**Short task**. Write every record out again exactly, and keep images out of it.

**Stored data**.
↓
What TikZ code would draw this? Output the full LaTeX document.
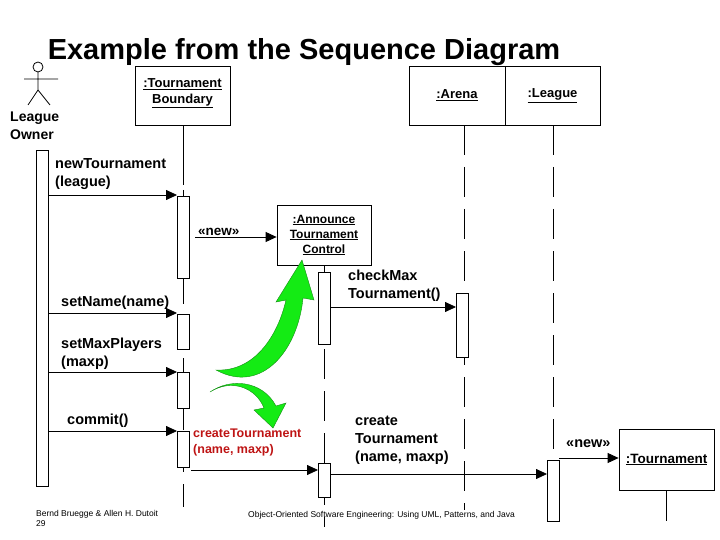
\documentclass[tikz,border=0pt]{standalone}
\usepackage{fontspec}
\setmainfont{Liberation Sans}
\usetikzlibrary{arrows.meta}
\definecolor{brightgreen}{RGB}{20,235,20}
\definecolor{darkgreen}{RGB}{20,140,20}
\definecolor{msgred}{RGB}{190,20,20}
\begin{document}
\begin{tikzpicture}[x=1pt,y=-1pt,
  obj/.style={draw,thick,fill=white,minimum height=59pt,align=center,font=\fontsize{13}{16}\selectfont\bfseries,inner sep=1pt},
  act/.style={draw,thick,fill=white},
  life/.style={thick,dash pattern=on 30pt off 12pt},
  msg/.style={thick,-{Triangle[length=11pt,width=10pt]}},
  lbl/.style={anchor=west,align=left,font=\fontsize{14.5}{18}\selectfont\bfseries,inner sep=0pt}]
\useasboundingbox (0,0) rectangle (720,540);

% title
\node[font=\fontsize{29}{32}\selectfont\bfseries] (title) at (304,52) {Example from the Sequence Diagram};

% actor
\draw[thick] (38,67) circle (5);
\draw[thick] (38,72) -- (38,90) (24,79) -- (58,79) (38,90) -- (28,105) (38,90) -- (50,105);
\node[lbl,font=\fontsize{14}{18}\selectfont\bfseries] (owner) at (10,126) {League\\Owner};

% lifelines
\draw[thick] (183,125) -- (183,185);
\draw[life] (183,190) -- (183,507);
\draw[life] (324,265) -- (324,527);
\draw[life] (464,125) -- (464,510);
\draw[life] (553,125) -- (553,521);
\draw[thick] (666,490) -- (666,521);

% objects
\node[obj,minimum width=95pt] (tb) at (182.5,96) {\underline{:Tournament}\\\underline{Boundary}\\[-6pt]};
\node[obj,minimum width=96pt] (arena) at (457,95.5) {\underline{:Arena}};
\node[obj,minimum width=95pt] (league) at (552.5,95.5) {\underline{:League}};
\node[obj,minimum width=94pt,minimum height=60pt,font=\fontsize{12}{15}\selectfont\bfseries] (atc) at (324,235) {\underline{:Announce}\\\underline{Tournament}\\\underline{Control}};
\node[obj,minimum width=95pt,minimum height=61pt,font=\fontsize{13.5}{16}\selectfont\bfseries] (tour) at (666.5,459.5) {\underline{:Tournament}};

% activations
\draw[act] (36,150) rectangle (48,486);
\draw[act] (177,196) rectangle (189,278);
\draw[act] (177,314) rectangle (189,349);
\draw[act] (177,372) rectangle (189,408);
\draw[act] (177,431) rectangle (189,467);
\draw[act] (318,272) rectangle (330,344);
\draw[act] (456,293) rectangle (468,357);
\draw[act] (318,463) rectangle (330,497);

% footer
\node[anchor=west,font=\fontsize{8.5}{9}\selectfont,inner sep=0pt] (foot) at (248,515) {Object-Oriented Software Engineering: Using UML, Patterns, and Java};
\node[anchor=west,align=left,font=\fontsize{8.5}{10}\selectfont,inner sep=0pt] (authors) at (36,518) {Bernd Bruegge \& Allen H. Dutoit\\29};
\draw[act] (547,460) rectangle (559,521);

% messages
\coordinate (m1a) at (48,195);  \coordinate (m1b) at (177,195);
\coordinate (m2a) at (195,237); \coordinate (m2b) at (atc.west |- m2a);
\coordinate (m3a) at (48,313);  \coordinate (m3b) at (177,313);
\coordinate (m4a) at (48,372);  \coordinate (m4b) at (177,372);
\coordinate (m5a) at (48,431);  \coordinate (m5b) at (177,431);
\coordinate (m6a) at (330,307); \coordinate (m6b) at (456,307);
\coordinate (m7a) at (191,470); \coordinate (m7b) at (318,470);
\coordinate (m8a) at (330,474); \coordinate (m8b) at (547,474);
\coordinate (m9a) at (559,458); \coordinate (m9b) at (tour.west |- m9a);
\draw[msg] (m1a) -- (m1b);
\draw[msg] (m2a) -- (m2b);
\draw[msg] (m3a) -- (m3b);
\draw[msg] (m4a) -- (m4b);
\draw[msg] (m5a) -- (m5b);
\draw[msg] (m6a) -- (m6b);
\draw[msg] (m7a) -- (m7b);
\draw[msg] (m8a) -- (m8b);
\draw[msg] (m9a) -- (m9b);

\node[lbl] (l1) at (55,174) {newTournament\\(league)};
\node[lbl,font=\fontsize{13.5}{16}\selectfont\bfseries] (l2) at (198,232) {«new»};
\node[lbl] (l3) at (61,303) {setName(name)};
\node[lbl] (l4) at (61,354) {setMaxPlayers\\(maxp)};
\node[lbl] (l5) at (67,421) {commit()};
\node[lbl] (l6) at (348,286) {checkMax\\Tournament()};
\node[lbl,text=msgred,font=\fontsize{12.5}{16}\selectfont\bfseries] (l7) at (193,442) {createTournament\\(name, maxp)};
\node[lbl] (l8) at (355,440) {create\\Tournament\\(name, maxp)};
\node[lbl] (l9) at (566,444) {«new»};

% green arrows
\fill[brightgreen,draw=darkgreen] (216,370) .. controls (255,372) and (278,335) .. (286,300)
  -- (276,302) -- (302,260) -- (314,300) -- (303,298)
  .. controls (298,350) and (262,395) .. (216,370) -- cycle;
\fill[brightgreen,draw=darkgreen] (210,392) .. controls (232,378) and (256,388) .. (264,408)
  -- (254,410) -- (273,428) -- (286,403) -- (276,406)
  .. controls (262,380) and (230,378) .. (210,392) -- cycle;
\end{tikzpicture}
\end{document}
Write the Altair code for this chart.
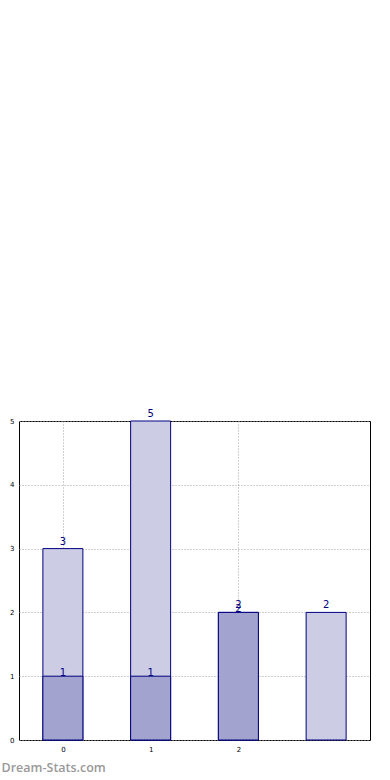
import altair as alt
import pandas as pd

categories = [0, 1, 2, 3]
background = [3, 5, 2, 2]
fg_categories = [0, 1, 2]
foreground = [1, 1, 2]
x_ticks = [0, 1, 2]
y_ticks = [0, 1, 2, 3, 4, 5]

bg = pd.DataFrame({"cat": categories, "val": background})
fg = pd.DataFrame({"cat": fg_categories, "val": foreground})

FONT = "DejaVu Sans"
NAVY = "#000080"

axis_common = dict(title=None, format="d", labelFontSize=7, labelColor="#000",
                   labelPadding=5, ticks=False, domain=False, grid=True,
                   gridDash=[1, 2], gridColor="#a0a0a0")

x = alt.X("cat:Q", scale=alt.Scale(domain=[-0.5, 3.5], nice=False, zero=False, padding=0),
          axis=alt.Axis(values=x_ticks, **axis_common))
y = alt.Y("val:Q", scale=alt.Scale(domain=[0, 5], nice=False, padding=0),
          axis=alt.Axis(values=y_ticks, **axis_common))

bg_bars = alt.Chart(bg).mark_bar(size=40, color="#ccccE4", stroke=NAVY, strokeWidth=1).encode(x=x, y=y)
fg_bars = alt.Chart(fg).mark_bar(size=40, color="#a3a3cf", stroke=NAVY, strokeWidth=1).encode(x=x, y=y)
bg_text = alt.Chart(bg).mark_text(baseline="bottom", dy=-2, fontSize=10, color=NAVY, font=FONT).encode(
    x=x, y=y, text=alt.Text("val:Q", format="d"))
fg_text = alt.Chart(fg).mark_text(baseline="bottom", dy=2, fontSize=10, color=NAVY, font=FONT).encode(
    x=x, y=y, text=alt.Text("val:Q", format="d"))

chart = alt.layer(bg_bars, fg_bars, bg_text, fg_text).properties(
    width=351, height=319,
    title=alt.Title("Dream-Stats.com", orient="bottom", anchor="start", fontSize=12.5,
                    fontWeight=600, color="#999999", font="Open Sans", offset=10, dx=-8),
    padding={"left": 19, "top": 421, "right": 20, "bottom": 40},
    autosize=alt.AutoSizeParams(type="none"),
).configure_view(stroke="#000", strokeWidth=1).configure_axis(labelFont=FONT)

chart.save("out.html", embed_options={"renderer": "svg", "actions": False})
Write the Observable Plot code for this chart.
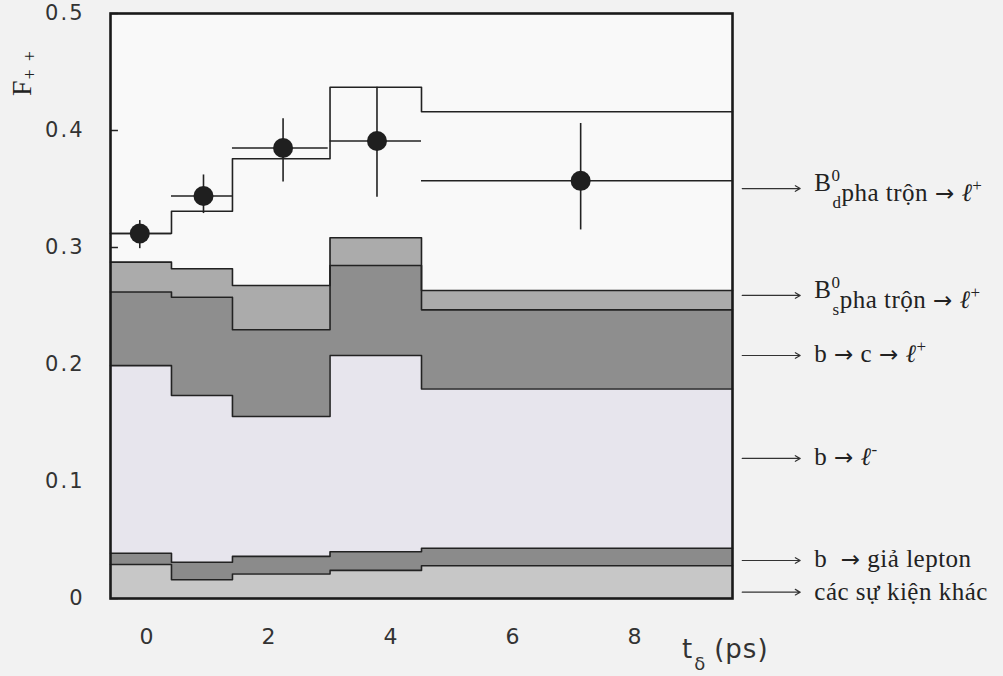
↑
**Result for this task**.
What TikZ code would draw this? Output the full LaTeX document.
\documentclass[tikz,border=0pt]{standalone}
\usepackage{fontspec}
\setmainfont{Liberation Sans}
\usetikzlibrary{arrows.meta}
\definecolor{brightgreen}{RGB}{20,235,20}
\definecolor{darkgreen}{RGB}{20,140,20}
\definecolor{msgred}{RGB}{190,20,20}
\begin{document}
\begin{tikzpicture}[x=1pt,y=-1pt,
  obj/.style={draw,thick,fill=white,minimum height=59pt,align=center,font=\fontsize{13}{16}\selectfont\bfseries,inner sep=1pt},
  act/.style={draw,thick,fill=white},
  life/.style={thick,dash pattern=on 30pt off 12pt},
  msg/.style={thick,-{Triangle[length=11pt,width=10pt]}},
  lbl/.style={anchor=west,align=left,font=\fontsize{14.5}{18}\selectfont\bfseries,inner sep=0pt}]
\useasboundingbox (0,0) rectangle (720,540);

% title
\node[font=\fontsize{29}{32}\selectfont\bfseries] (title) at (304,52) {Example from the Sequence Diagram};

% actor
\draw[thick] (38,67) circle (5);
\draw[thick] (38,72) -- (38,90) (24,79) -- (58,79) (38,90) -- (28,105) (38,90) -- (50,105);
\node[lbl,font=\fontsize{14}{18}\selectfont\bfseries] (owner) at (10,126) {League\\Owner};

% lifelines
\draw[thick] (183,125) -- (183,185);
\draw[life] (183,190) -- (183,507);
\draw[life] (324,265) -- (324,527);
\draw[life] (464,125) -- (464,510);
\draw[life] (553,125) -- (553,521);
\draw[thick] (666,490) -- (666,521);

% objects
\node[obj,minimum width=95pt] (tb) at (182.5,96) {\underline{:Tournament}\\\underline{Boundary}\\[-6pt]};
\node[obj,minimum width=96pt] (arena) at (457,95.5) {\underline{:Arena}};
\node[obj,minimum width=95pt] (league) at (552.5,95.5) {\underline{:League}};
\node[obj,minimum width=94pt,minimum height=60pt,font=\fontsize{12}{15}\selectfont\bfseries] (atc) at (324,235) {\underline{:Announce}\\\underline{Tournament}\\\underline{Control}};
\node[obj,minimum width=95pt,minimum height=61pt,font=\fontsize{13.5}{16}\selectfont\bfseries] (tour) at (666.5,459.5) {\underline{:Tournament}};

% activations
\draw[act] (36,150) rectangle (48,486);
\draw[act] (177,196) rectangle (189,278);
\draw[act] (177,314) rectangle (189,349);
\draw[act] (177,372) rectangle (189,408);
\draw[act] (177,431) rectangle (189,467);
\draw[act] (318,272) rectangle (330,344);
\draw[act] (456,293) rectangle (468,357);
\draw[act] (318,463) rectangle (330,497);

% footer
\node[anchor=west,font=\fontsize{8.5}{9}\selectfont,inner sep=0pt] (foot) at (248,515) {Object-Oriented Software Engineering: Using UML, Patterns, and Java};
\node[anchor=west,align=left,font=\fontsize{8.5}{10}\selectfont,inner sep=0pt] (authors) at (36,518) {Bernd Bruegge \& Allen H. Dutoit\\29};
\draw[act] (547,460) rectangle (559,521);

% messages
\coordinate (m1a) at (48,195);  \coordinate (m1b) at (177,195);
\coordinate (m2a) at (195,237); \coordinate (m2b) at (atc.west |- m2a);
\coordinate (m3a) at (48,313);  \coordinate (m3b) at (177,313);
\coordinate (m4a) at (48,372);  \coordinate (m4b) at (177,372);
\coordinate (m5a) at (48,431);  \coordinate (m5b) at (177,431);
\coordinate (m6a) at (330,307); \coordinate (m6b) at (456,307);
\coordinate (m7a) at (191,470); \coordinate (m7b) at (318,470);
\coordinate (m8a) at (330,474); \coordinate (m8b) at (547,474);
\coordinate (m9a) at (559,458); \coordinate (m9b) at (tour.west |- m9a);
\draw[msg] (m1a) -- (m1b);
\draw[msg] (m2a) -- (m2b);
\draw[msg] (m3a) -- (m3b);
\draw[msg] (m4a) -- (m4b);
\draw[msg] (m5a) -- (m5b);
\draw[msg] (m6a) -- (m6b);
\draw[msg] (m7a) -- (m7b);
\draw[msg] (m8a) -- (m8b);
\draw[msg] (m9a) -- (m9b);

\node[lbl] (l1) at (55,174) {newTournament\\(league)};
\node[lbl,font=\fontsize{13.5}{16}\selectfont\bfseries] (l2) at (198,232) {«new»};
\node[lbl] (l3) at (61,303) {setName(name)};
\node[lbl] (l4) at (61,354) {setMaxPlayers\\(maxp)};
\node[lbl] (l5) at (67,421) {commit()};
\node[lbl] (l6) at (348,286) {checkMax\\Tournament()};
\node[lbl,text=msgred,font=\fontsize{12.5}{16}\selectfont\bfseries] (l7) at (193,442) {createTournament\\(name, maxp)};
\node[lbl] (l8) at (355,440) {create\\Tournament\\(name, maxp)};
\node[lbl] (l9) at (566,444) {«new»};

% green arrows
\fill[brightgreen,draw=darkgreen] (216,370) .. controls (255,372) and (278,335) .. (286,300)
  -- (276,302) -- (302,260) -- (314,300) -- (303,298)
  .. controls (298,350) and (262,395) .. (216,370) -- cycle;
\fill[brightgreen,draw=darkgreen] (210,392) .. controls (232,378) and (256,388) .. (264,408)
  -- (254,410) -- (273,428) -- (286,403) -- (276,406)
  .. controls (262,380) and (230,378) .. (210,392) -- cycle;
\end{tikzpicture}
\end{document}
Write the Altair code for this chart.
import altair as alt
import pandas as pd

categories = [0, 1, 2, 3]
background = [3, 5, 2, 2]
fg_categories = [0, 1, 2]
foreground = [1, 1, 2]
x_ticks = [0, 1, 2]
y_ticks = [0, 1, 2, 3, 4, 5]

bg = pd.DataFrame({"cat": categories, "val": background})
fg = pd.DataFrame({"cat": fg_categories, "val": foreground})

FONT = "DejaVu Sans"
NAVY = "#000080"

axis_common = dict(title=None, format="d", labelFontSize=7, labelColor="#000",
                   labelPadding=5, ticks=False, domain=False, grid=True,
                   gridDash=[1, 2], gridColor="#a0a0a0")

x = alt.X("cat:Q", scale=alt.Scale(domain=[-0.5, 3.5], nice=False, zero=False, padding=0),
          axis=alt.Axis(values=x_ticks, **axis_common))
y = alt.Y("val:Q", scale=alt.Scale(domain=[0, 5], nice=False, padding=0),
          axis=alt.Axis(values=y_ticks, **axis_common))

bg_bars = alt.Chart(bg).mark_bar(size=40, color="#ccccE4", stroke=NAVY, strokeWidth=1).encode(x=x, y=y)
fg_bars = alt.Chart(fg).mark_bar(size=40, color="#a3a3cf", stroke=NAVY, strokeWidth=1).encode(x=x, y=y)
bg_text = alt.Chart(bg).mark_text(baseline="bottom", dy=-2, fontSize=10, color=NAVY, font=FONT).encode(
    x=x, y=y, text=alt.Text("val:Q", format="d"))
fg_text = alt.Chart(fg).mark_text(baseline="bottom", dy=2, fontSize=10, color=NAVY, font=FONT).encode(
    x=x, y=y, text=alt.Text("val:Q", format="d"))

chart = alt.layer(bg_bars, fg_bars, bg_text, fg_text).properties(
    width=351, height=319,
    title=alt.Title("Dream-Stats.com", orient="bottom", anchor="start", fontSize=12.5,
                    fontWeight=600, color="#999999", font="Open Sans", offset=10, dx=-8),
    padding={"left": 19, "top": 421, "right": 20, "bottom": 40},
    autosize=alt.AutoSizeParams(type="none"),
).configure_view(stroke="#000", strokeWidth=1).configure_axis(labelFont=FONT)

chart.save("out.html", embed_options={"renderer": "svg", "actions": False})
Write the Observable Plot code for this chart.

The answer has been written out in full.